Jaques. How seventh cause? Good my lord, like this fellow.

Duke Senior. I like him very well.

Touchstone. God ‘ild you, sir; I desire you of the like. I press in here, sir, amongst the rest of the country copulatives, to swear and to forswear; according as marriage binds and blood breaks: a poor virgin, sir, an ill-favored thing, sir, but mine own; a poor humor of mine, sir, to take that that no man else will: rich honesty dwells like a miser, sir, in a poor house; as your pearl in your foul oyster.

Duke Senior. By my faith, he is very swift and sententious.

Touchstone. According to the fool’s bolt, sir, and such dulcet diseases.

Jaques. But, for the seventh cause; how did you find the quarrel on the seventh cause?

Touchstone. Upon a lie seven times removed:—bear your body more seeming, Audrey:—as thus, sir. I did dislike the cut of a certain courtier’s beard: he sent me word, if I said his beard was not cut well, he was in the mind it was: this is called the Retort Courteous. If I sent him word again ‘it was not well cut,’ he would send me word, he cut it to please himself: this is called the Quip Modest. If again ‘it was not well cut,’ he disabled my judgment: this is called the Reply Churlish. If again ‘it was not well cut,’ he would answer, I spake not true: this is called the Reproof Valiant. If again ‘it was not well cut,’ he would say, I lie: this is called the Countercheck Quarrelsome: and so to the Lie Circumstantial and the Lie Direct.

Jaques. And how oft did you say his beard was not well cut?

Touchstone, I durst go no further, than the Lie Circumstantial, nor he durst not give me the Lie Direct; and so we measured swords and parted.

Jaques. Can you nominate in order now the degrees of the lie?

Touchstone. O sir, we quarrel in print, by the book; as you have books for good manners: I will name you the degrees.
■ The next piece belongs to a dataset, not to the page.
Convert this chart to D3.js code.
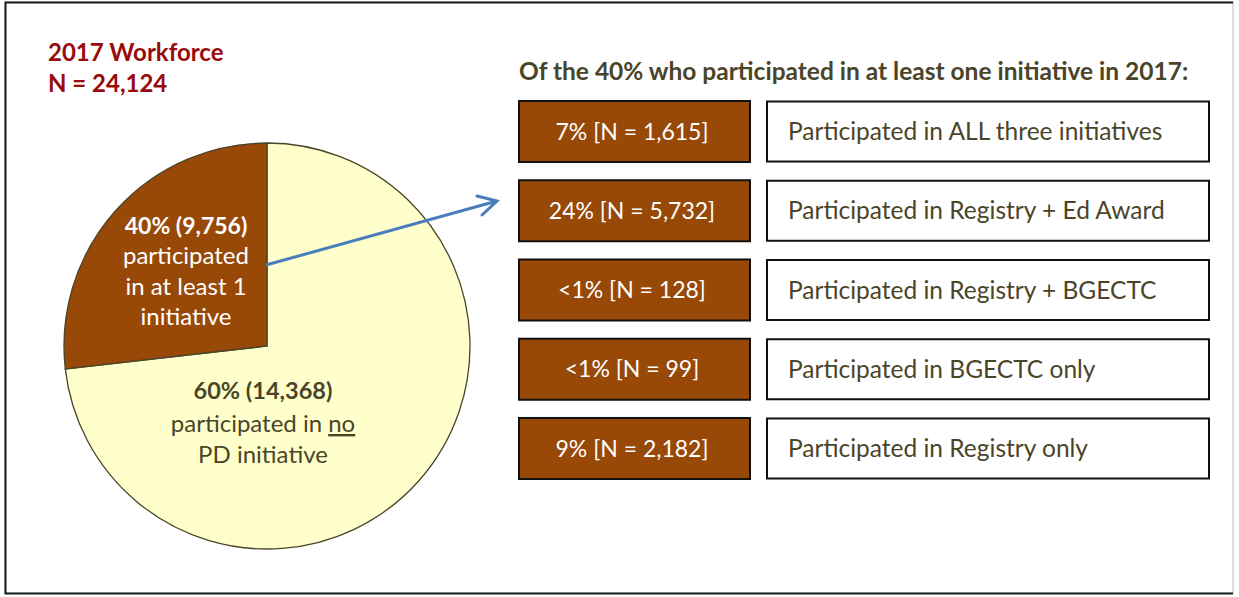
<!DOCTYPE html>
<html>
<head>
<meta charset="utf-8">
<script src="https://cdn.jsdelivr.net/npm/d3@7"></script>
<style>
  html, body { margin: 0; padding: 0; background: #fff; }
  svg { display: block; font-family: Lato, "Open Sans", sans-serif; }
</style>
</head>
<body>
<svg id="chart" width="1239" height="597"></svg>
<script>
// ---- data ----
const workforceTitle = "2017 Workforce";
const workforceN = "N = 24,124";
const pieCategories = ["none", "atLeastOne"];
const pieCounts = [14368, 9756];
const piePercents = ["60%", "40%"];
// slice shares as drawn in the reference picture (the drawing is not to scale)
const pieDrawnShares = [73.2, 26.8];

const breakdownTitle = "Of the 40% who participated in at least one initiative in 2017:";
const breakdownPercents = ["7%", "24%", "<1%", "<1%", "9%"];
const breakdownCounts = [1615, 5732, 128, 99, 2182];
const breakdownLabels = [
  "Participated in ALL three initiatives",
  "Participated in Registry + Ed Award",
  "Participated in Registry + BGECTC",
  "Participated in BGECTC only",
  "Participated in Registry only"
];

// ---- styles ----
const BROWN = "#984807";
const YELLOW = "#ffffcc";
const DARK = "#4a4529";
const RED = "#990a0a";
const BLUE = "#4a7ebb";
const fmt = d3.format(",");

const svg = d3.select("#chart");

// outer frame
svg.append("rect").attr("x", 5).attr("y", 2).attr("width", 1228).attr("height", 591)
  .attr("fill", "#fff").attr("stroke", "#bdbdbd").attr("stroke-width", 1);
svg.append("path").attr("d", "M1233,2.5 H5.5 V593.5 H1233")
  .attr("fill", "none").attr("stroke", "#1a1a1a").attr("stroke-width", 2);

// left title
const tTitle = svg.append("text").attr("x", 48).attr("fill", RED)
  .attr("font-weight", "bold").attr("font-size", 24);
tTitle.append("tspan").attr("x", 48).attr("y", 61).text(workforceTitle);
tTitle.append("tspan").attr("x", 48).attr("y", 92).text(workforceN);

// pie
const cx = 267, cy = 346, R = 203;
const pie = d3.pie().sort(null).value(d => d.share);
const pieData = pie(pieCategories.map((c, i) => ({ cat: c, share: pieDrawnShares[i], count: pieCounts[i], pct: piePercents[i] })));
const arc = d3.arc().innerRadius(0).outerRadius(R);
const colour = d3.scaleOrdinal().domain(pieCategories).range([YELLOW, BROWN]);
const g = svg.append("g").attr("transform", `translate(${cx},${cy})`);
g.selectAll("path").data(pieData).join("path")
  .attr("d", arc)
  .attr("fill", d => colour(d.data.cat))
  .attr("stroke", "#4a4529").attr("stroke-width", 1.3);

// pie labels
const lbBrown = svg.append("text").attr("text-anchor", "middle").attr("fill", "#fff").attr("font-size", 24);
lbBrown.append("tspan").attr("x", 186).attr("y", 234).attr("font-weight", "bold").attr("font-size", 23)
  .text(`${pieData[1].data.pct} (${fmt(pieData[1].data.count)})`);
lbBrown.append("tspan").attr("x", 186).attr("y", 264).text("participated");
lbBrown.append("tspan").attr("x", 186).attr("y", 295).text("in at least 1");
lbBrown.append("tspan").attr("x", 186).attr("y", 325).text("initiative");

const lbYellow = svg.append("text").attr("text-anchor", "middle").attr("fill", DARK).attr("font-size", 24);
lbYellow.append("tspan").attr("x", 263).attr("y", 399).attr("font-weight", "bold").attr("font-size", 23.5)
  .text(`${pieData[0].data.pct} (${fmt(pieData[0].data.count)})`);
const l2 = lbYellow.append("tspan").attr("x", 263).attr("y", 432);
l2.append("tspan").text("participated in ");
l2.append("tspan").attr("text-decoration", "underline").text("no");
lbYellow.append("tspan").attr("x", 263).attr("y", 463).text("PD initiative");

// arrow
svg.append("path")
  .attr("d", "M266,265 L497,201")
  .attr("stroke", BLUE).attr("stroke-width", 3).attr("fill", "none");
svg.append("path")
  .attr("d", "M477,196 L497,201 L482,215")
  .attr("stroke", BLUE).attr("stroke-width", 3).attr("fill", "none")
  .attr("stroke-linejoin", "miter").attr("stroke-linecap", "round");

// breakdown title
svg.append("text").attr("x", 519).attr("y", 80).attr("fill", DARK)
  .attr("font-weight", "bold").attr("font-size", 24.5).text(breakdownTitle);

// rows
const y = d3.scaleBand().domain(breakdownLabels).range([101, 479]).paddingInner(0.23).paddingOuter(0);
const rows = svg.selectAll("g.row").data(breakdownLabels.map((l, i) => ({ label: l, pct: breakdownPercents[i], n: breakdownCounts[i] })))
  .join("g").attr("class", "row").attr("transform", d => `translate(0,${y(d.label)})`);
const bw = y.bandwidth();
rows.append("rect").attr("x", 519).attr("y", 0).attr("width", 231).attr("height", bw)
  .attr("fill", BROWN).attr("stroke", "#111").attr("stroke-width", 2);
rows.append("text").attr("x", 632).attr("y", bw / 2).attr("dy", "0.35em")
  .attr("text-anchor", "middle").attr("fill", "#fff").attr("font-size", 23)
  .text(d => `${d.pct} [N = ${fmt(d.n)}]`);
rows.append("rect").attr("x", 767).attr("y", 0.5).attr("width", 442).attr("height", bw - 1)
  .attr("fill", "#fff").attr("stroke", "#111").attr("stroke-width", 2);
rows.append("text").attr("x", 788).attr("y", bw / 2).attr("dy", "0.35em")
  .attr("fill", DARK).attr("font-size", 24.5).text(d => d.label);
</script>
</body>
</html>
The first, the Retort Courteous; the second, the Quip Modest; the third, the Reply Churlish; the fourth, the Reproof Valiant; the fifth, the Countercheck Quarrelsome; the sixth, the Lie with Circumstance; the seventh, the Lie Direct. All these you may avoid but the Lie Direct; and you may avoid that too, with an If. I knew when seven justices could not take up a quarrel, but when the parties were met themselves, one of them thought but of an If, as, ‘If you said so, then I said so’; and they shook hands and swore brothers. Your If is the only peace-maker; much virtue in If.